Material
------------------------------------

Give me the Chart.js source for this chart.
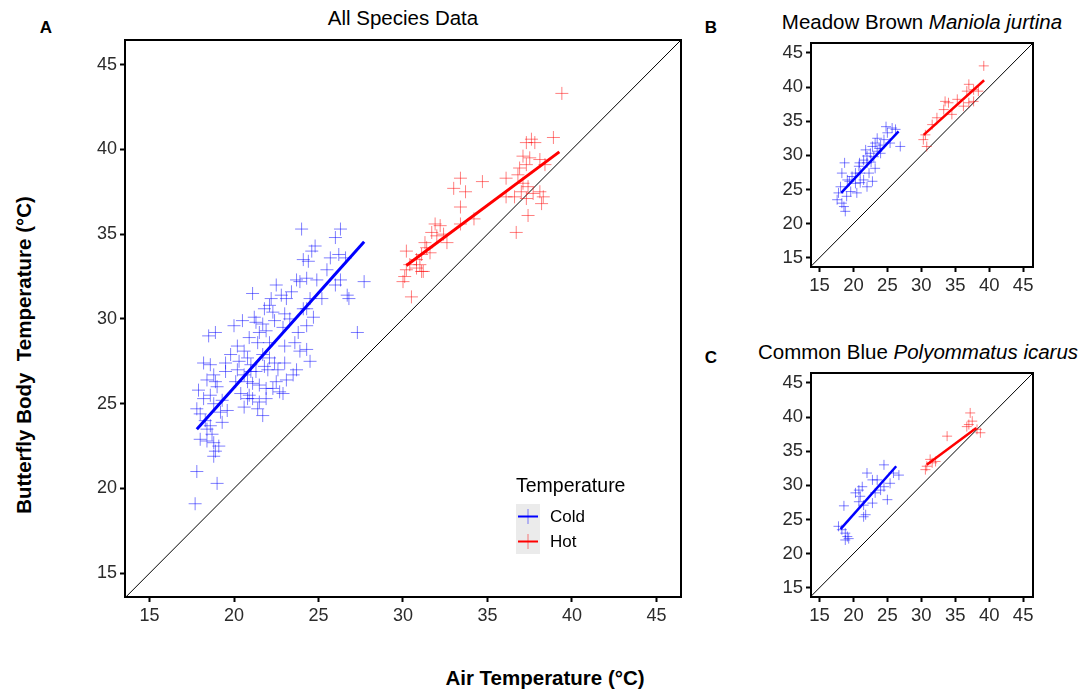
<!DOCTYPE html>
<html>
<head>
<meta charset="utf-8">
<script src="https://cdn.jsdelivr.net/npm/chart.js@4.4.0/dist/chart.umd.min.js"></script>
<style>
  body { margin: 0; background: #fff; width: 1092px; height: 690px; position: relative; overflow: hidden;
         font-family: "Liberation Sans", Arial, sans-serif; color: #000; }
  canvas { position: absolute; }
  .lbl { position: absolute; white-space: nowrap; transform: translate(-50%, -50%); }
</style>
</head>
<body>
<div class="lbl" style="left:46px;top:28px;font-weight:bold;font-size:17px">A</div>
<div class="lbl" style="left:403px;top:18px;font-size:20.5px">All Species Data</div>
<div class="lbl" style="left:711px;top:28px;font-weight:bold;font-size:17px">B</div>
<div class="lbl" style="left:922px;top:22px;font-size:20.5px">Meadow Brown <i>Maniola jurtina</i></div>
<div class="lbl" style="left:711px;top:358px;font-weight:bold;font-size:17px">C</div>
<div class="lbl" style="left:918px;top:352px;font-size:20.5px">Common Blue <i>Polyommatus icarus</i></div>
<div class="lbl" style="left:24px;top:355px;font-weight:bold;font-size:20.5px;transform:translate(-50%,-50%) rotate(-90deg)">Butterfly Body&nbsp; Temperature (°C)</div>
<div class="lbl" style="left:545px;top:678px;font-weight:bold;font-size:20.5px">Air Temperature (°C)</div>

<canvas id="panelA"></canvas>
<canvas id="panelB"></canvas>
<canvas id="panelC"></canvas>

<script>
// ---- data (air temp = x, body temp = y) ----
const tickValues = [15, 20, 25, 30, 35, 40, 45];

// A: all species
const coldAirA = [24.0,26.3,24.8,24.4,24.1,25.7,26.2,26.6,27.7,26.3,26.0,26.7,26.8,27.3,
  21.1,22.5,22.8,23.1,22.2,22.1,22.3,23.0, 23.7,23.9,24.3,24.9,24.5,24.1,24.7,24.3,
  20.5,21.3,21.7,21.9,21.5,21.4,22.1,23.0,23.6,24.3,24.5,23.9,
  18.5,18.9,18.2,18.6,19.5,19.5,18.8,18.9,18.4,19.0,17.9,18.6,18.8,19.2,19.6,17.8,18.0,18.3,18.6,18.4,18.0,18.4,18.8,19.1,18.9,18.8,17.8,19.0,17.7,
  20.2,20.6,20.8,20.3,21.0,21.3,21.7,22.1,22.4,23.0,
  20.6,20.8,21.1,21.5,21.9,22.3,22.7,20.9,21.1,21.5,21.9,21.4,20.8,21.0,22.0,22.5,23.1,23.5,
  19.8,20.1,20.4,20.9,21.2,21.8,22.4,22.9,23.3,23.8,22.6,21.8,20.6,21.7,22.9,23.7,24.3,25.2,25.5,19.3,18.7,19.3,18.2,20.0,24.6,26.0,20.2,23.4];
const coldBodyA = [35.3,35.3,34.3,33.4,33.5,33.6,33.8,33.6,32.2,32.3,32.0,31.4,31.2,29.2,
  31.5,32.0,31.4,31.2,31.2,30.8,30.4,30.3, 32.3,32.2,32.4,32.3,31.2,30.6,30.1,29.6,
  29.9,29.8,29.7,29.3,29.2,28.6,28.6,28.4,28.6,28.2,27.5,28.1,
  29.0,29.2,27.4,27.3,27.4,26.9,26.7,26.3,26.4,26.0,25.8,25.5,25.0,24.5,24.6,24.7,24.4,24.0,23.7,23.5,22.9,22.8,22.7,22.5,22.2,21.9,21.0,20.3,19.1,
  28.4,28.1,27.7,27.5,27.3,26.9,27.9,27.7,27.4,27.4,
  26.7,26.3,26.2,26.1,25.9,25.9,25.7,25.5,25.3,25.1,25.3,24.7,25.3,26.9,27.0,26.3,26.4,26.7,
  27.9,26.3,25.6,28.9,30.1,30.6,29.9,29.5,30.0,29.2,27.0,27.2,24.8,24.3,25.6,27.0,30.6,31.2,32.9,25.2,23.2,23.9,25.3,29.6,34.0,34.8,27.0,31.6];
const hotAirA = [39.4,38.9,37.6,37.8,37.3,37.1,37.5,37.3,36.9,38.1,38.4,
  36.8,37.1,37.4,37.0,37.3,37.7,38.1,38.3,38.2,36.6,36.1,36.1,37.4,36.7,
  34.7,33.4,33.0,33.7,33.4,34.2,33.4,31.9,32.2,31.7,32.0,32.4,32.6,31.3,31.4,30.2,31.1,31.6,
  30.4,30.8,30.2,31.0,31.2,30.1,30.0,30.5,30.8,31.1];
const hotBodyA = [43.3,40.7,40.6,40.4,40.4,39.6,39.5,39.1,38.9,39.4,39.1,
  38.5,38.0,37.8,37.5,37.1,37.4,37.5,37.2,36.8,37.2,38.3,37.2,36.1,35.1,
  38.1,38.3,37.7,37.5,36.6,35.9,35.6,35.6,35.5,35.1,34.9,35.0,34.5,34.5,34.2,34.0,33.8,33.9,
  33.2,33.0,32.9,33.2,32.8,32.5,32.2,31.3,33.5,32.8];
const fitColdAirA = [17.8, 27.7],  fitColdBodyA = [23.5, 34.55];
const fitHotAirA  = [30.2, 39.25], fitHotBodyA  = [33.15, 39.85];

// B: Meadow Brown
const coldAirB = [18.7,18.3,19.1,18.1,17.8,17.6,18.3,18.6,18.8,19.6,20.3,21.0,20.8,21.5,22.0,22.5,22.8,23.2,
  23.5,24.0,24.5,25.0,25.7,26.2,26.9,25.4,21.5,22.0,22.8,23.2,20.3,19.8,20.5,22.3,23.0,22.0,24.0,21.0,19.0,23.5,24.8,
  21.8,22.6,23.8,19.4,20.9];
const coldBodyB = [28.9,27.4,26.4,25.4,24.5,23.5,23.0,22.5,21.8,24.7,25.9,27.4,28.4,29.3,28.9,30.3,31.3,31.8,
  30.6,30.3,32.3,33.3,34.0,33.8,31.3,31.8,26.4,25.4,26.2,28.1,27.4,26.9,24.5,27.4,29.8,29.9,31.5,26.0,24.0,32.5,34.2,
  30.8,29.0,31.0,26.2,28.9];
const hotAirB  = [39.2,37.0,37.7,38.4,36.7,35.3,36.2,37.0,37.7,34.0,33.3,34.5,32.3,31.6,30.6,30.3,30.8,33.5];
const hotBodyB = [43.1,40.4,39.6,39.4,39.4,38.2,37.2,37.7,37.9,37.7,36.7,36.0,35.5,34.5,33.0,32.3,31.3,37.9];
const fitColdAirB = [18.2, 26.65], fitColdBodyB = [24.5, 33.5];
const fitHotAirB  = [30.35, 39.25], fitHotBodyB = [33.0, 41.0];

// C: Common Blue
const coldAirC = [17.8,18.6,18.3,18.8,19.1,18.8,19.3,20.3,20.8,21.3,21.0,20.8,21.5,21.8,
  21.5,22.0,22.8,23.5,23.2,24.0,24.5,25.0,25.4,24.5,25.9,26.7,22.8];
const coldBodyC = [24.0,27.0,23.5,23.0,22.5,22.0,22.2,28.9,29.3,29.8,28.4,27.6,27.1,25.7,
  25.4,31.8,30.8,30.8,28.9,29.3,29.8,27.9,30.3,33.0,31.8,31.5,27.4];
const hotAirC  = [37.2,37.5,37.0,36.7,38.2,38.7,33.8,31.3,31.6,30.8,30.6,32.1];
const hotBodyC = [40.6,39.4,38.9,38.6,38.2,37.7,37.2,33.8,33.3,32.8,32.3,33.5];
const fitColdAirC = [18.1, 26.3], fitColdBodyC = [23.6, 32.8];
const fitHotAirC  = [30.8, 38.1], fitHotBodyC  = [33.0, 38.4];

const FONT = '"Liberation Sans", Arial, sans-serif';
const BLUE = '#0000ff', RED = '#ff0000';
const BLUE_PT = 'rgba(0,0,255,0.5)', RED_PT = 'rgba(255,0,0,0.5)';

function pts(xs, ys) {
  return xs.map((x, i) => ({ x: x, y: ys[i] }));
}

// black box around the plotting area
const frame = {
  id: 'frame',
  afterDraw(chart) {
    const { ctx, chartArea: a } = chart;
    ctx.save();
    ctx.strokeStyle = '#000';
    ctx.lineWidth = 2;
    ctx.strokeRect(a.left, a.top, a.right - a.left, a.bottom - a.top);
    ctx.restore();
  }
};

// ggplot-like legend inside panel A
const keyLegend = {
  id: 'keyLegend',
  afterDraw(chart, args, opts) {
    if (!opts.show) return;
    const { ctx, chartArea: a } = chart;
    const x0 = a.right - 165, y0 = a.bottom - 110;
    ctx.save();
    ctx.textBaseline = 'middle';
    ctx.fillStyle = '#000';
    ctx.font = '19.5px ' + FONT;
    ctx.fillText(opts.title, x0, y0);
    opts.items.forEach((it, i) => {
      const ky = y0 + 17 + i * 25;
      ctx.fillStyle = '#ebebeb';
      ctx.fillRect(x0, ky, 24, 25);
      ctx.strokeStyle = it.faded;
      ctx.lineWidth = 1;
      ctx.beginPath(); ctx.moveTo(x0 + 12, ky + 5); ctx.lineTo(x0 + 12, ky + 20); ctx.stroke();
      ctx.strokeStyle = it.color;
      ctx.lineWidth = 2;
      ctx.beginPath(); ctx.moveTo(x0 + 2, ky + 12.5); ctx.lineTo(x0 + 22, ky + 12.5); ctx.stroke();
      ctx.fillStyle = '#000';
      ctx.font = '17px ' + FONT;
      ctx.fillText(it.label, x0 + 34, ky + 13);
    });
    ctx.restore();
  }
};

function axis(min, max, fontSize, fitKey, fitVal) {
  return {
    type: 'linear',
    min: min,
    max: max,
    afterBuildTicks: s => { s.ticks = tickValues.map(v => ({ value: v })); },
    afterFit: s => { s[fitKey] = fitVal; },
    grid: { display: true, drawOnChartArea: false, drawTicks: true, tickLength: 5,
            tickWidth: 2, tickColor: '#000', color: '#000' },
    border: { display: false },
    ticks: { color: '#2b2b2b', font: { family: FONT, size: fontSize }, padding: 3,
             autoSkip: false, maxRotation: 0 }
  };
}

function makePanel(id, p) {
  const canvas = document.getElementById(id);
  canvas.width = p.w; canvas.height = p.h;
  canvas.style.left = p.left + 'px'; canvas.style.top = p.top + 'px';
  canvas.style.width = p.w + 'px'; canvas.style.height = p.h + 'px';

  return new Chart(canvas.getContext('2d'), {
    type: 'scatter',
    data: {
      datasets: [
        { label: 'Cold', data: pts(p.coldAir, p.coldBody), pointStyle: 'cross', pointRadius: p.r,
          borderColor: BLUE_PT, borderWidth: 1, order: 1 },
        { label: 'Hot', data: pts(p.hotAir, p.hotBody), pointStyle: 'cross', pointRadius: p.r,
          borderColor: RED_PT, borderWidth: 1, order: 1 },
        { label: 'fit cold', data: pts(p.fitColdAir, p.fitColdBody), showLine: true, pointRadius: 0,
          borderColor: BLUE, borderWidth: p.lw, order: 0 },
        { label: 'fit hot', data: pts(p.fitHotAir, p.fitHotBody), showLine: true, pointRadius: 0,
          borderColor: RED, borderWidth: p.lw, order: 0 },
        { label: '1:1', data: pts([10, 50], [10, 50]), showLine: true, pointRadius: 0,
          borderColor: '#000', borderWidth: 1, order: 2 }
      ]
    },
    options: {
      responsive: false,
      animation: false,
      devicePixelRatio: 1,
      layout: { padding: { top: p.padTop, right: p.padRight, left: 0, bottom: 0 } },
      scales: {
        x: axis(p.xMin, p.xMax, p.font, 'height', p.xH),
        y: axis(p.yMin, p.yMax, p.font, 'width', p.yW)
      },
      plugins: {
        legend: { display: false },
        tooltip: { enabled: false },
        keyLegend: {
          show: p.legend,
          title: 'Temperature',
          items: [
            { label: 'Cold', color: BLUE, faded: BLUE_PT },
            { label: 'Hot', color: RED, faded: RED_PT }
          ]
        }
      }
    },
    plugins: [frame, keyLegend]
  });
}

makePanel('panelA', {
  left: 0, top: 0, w: 700, h: 627, padTop: 40, padRight: 19, xH: 30, yW: 125,
  xMin: 13.55, xMax: 46.45, yMin: 13.6, yMax: 46.45, font: 18, r: 6.5, lw: 3, legend: true,
  coldAir: coldAirA, coldBody: coldBodyA, hotAir: hotAirA, hotBody: hotBodyA,
  fitColdAir: fitColdAirA, fitColdBody: fitColdBodyA, fitHotAir: fitHotAirA, fitHotBody: fitHotBodyA
});

makePanel('panelB', {
  left: 760, top: 0, w: 332, h: 292, padTop: 43, padRight: 59, xH: 25, yW: 51,
  xMin: 13.75, xMax: 46.45, yMin: 13.65, yMax: 46.45, font: 18.5, r: 5, lw: 2.5, legend: false,
  coldAir: coldAirB, coldBody: coldBodyB, hotAir: hotAirB, hotBody: hotBodyB,
  fitColdAir: fitColdAirB, fitColdBody: fitColdBodyB, fitHotAir: fitHotAirB, fitHotBody: fitHotBodyB
});

makePanel('panelC', {
  left: 760, top: 330, w: 332, h: 292, padTop: 43, padRight: 59, xH: 25, yW: 51,
  xMin: 13.75, xMax: 46.45, yMin: 13.65, yMax: 46.45, font: 18.5, r: 5, lw: 2.5, legend: false,
  coldAir: coldAirC, coldBody: coldBodyC, hotAir: hotAirC, hotBody: hotBodyC,
  fitColdAir: fitColdAirC, fitColdBody: fitColdBodyC, fitHotAir: fitHotAirC, fitHotBody: fitHotBodyC
});
</script>
</body>
</html>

------------------------------------

Written request
Skip the pictures, please, and transcribe only the lines from the beginning of the material through the one that contains "const tickValues = [15, 20, 25, 30, 35, 40, 45];".

The completed task
Give me the Chart.js source for this chart.
<!DOCTYPE html>
<html>
<head>
<meta charset="utf-8">
<script src="https://cdn.jsdelivr.net/npm/chart.js@4.4.0/dist/chart.umd.min.js"></script>
<style>
  body { margin: 0; background: #fff; width: 1092px; height: 690px; position: relative; overflow: hidden;
         font-family: "Liberation Sans", Arial, sans-serif; color: #000; }
  canvas { position: absolute; }
  .lbl { position: absolute; white-space: nowrap; transform: translate(-50%, -50%); }
</style>
</head>
<body>
<div class="lbl" style="left:46px;top:28px;font-weight:bold;font-size:17px">A</div>
<div class="lbl" style="left:403px;top:18px;font-size:20.5px">All Species Data</div>
<div class="lbl" style="left:711px;top:28px;font-weight:bold;font-size:17px">B</div>
<div class="lbl" style="left:922px;top:22px;font-size:20.5px">Meadow Brown <i>Maniola jurtina</i></div>
<div class="lbl" style="left:711px;top:358px;font-weight:bold;font-size:17px">C</div>
<div class="lbl" style="left:918px;top:352px;font-size:20.5px">Common Blue <i>Polyommatus icarus</i></div>
<div class="lbl" style="left:24px;top:355px;font-weight:bold;font-size:20.5px;transform:translate(-50%,-50%) rotate(-90deg)">Butterfly Body&nbsp; Temperature (°C)</div>
<div class="lbl" style="left:545px;top:678px;font-weight:bold;font-size:20.5px">Air Temperature (°C)</div>

<canvas id="panelA"></canvas>
<canvas id="panelB"></canvas>
<canvas id="panelC"></canvas>

<script>
// ---- data (air temp = x, body temp = y) ----
const tickValues = [15, 20, 25, 30, 35, 40, 45];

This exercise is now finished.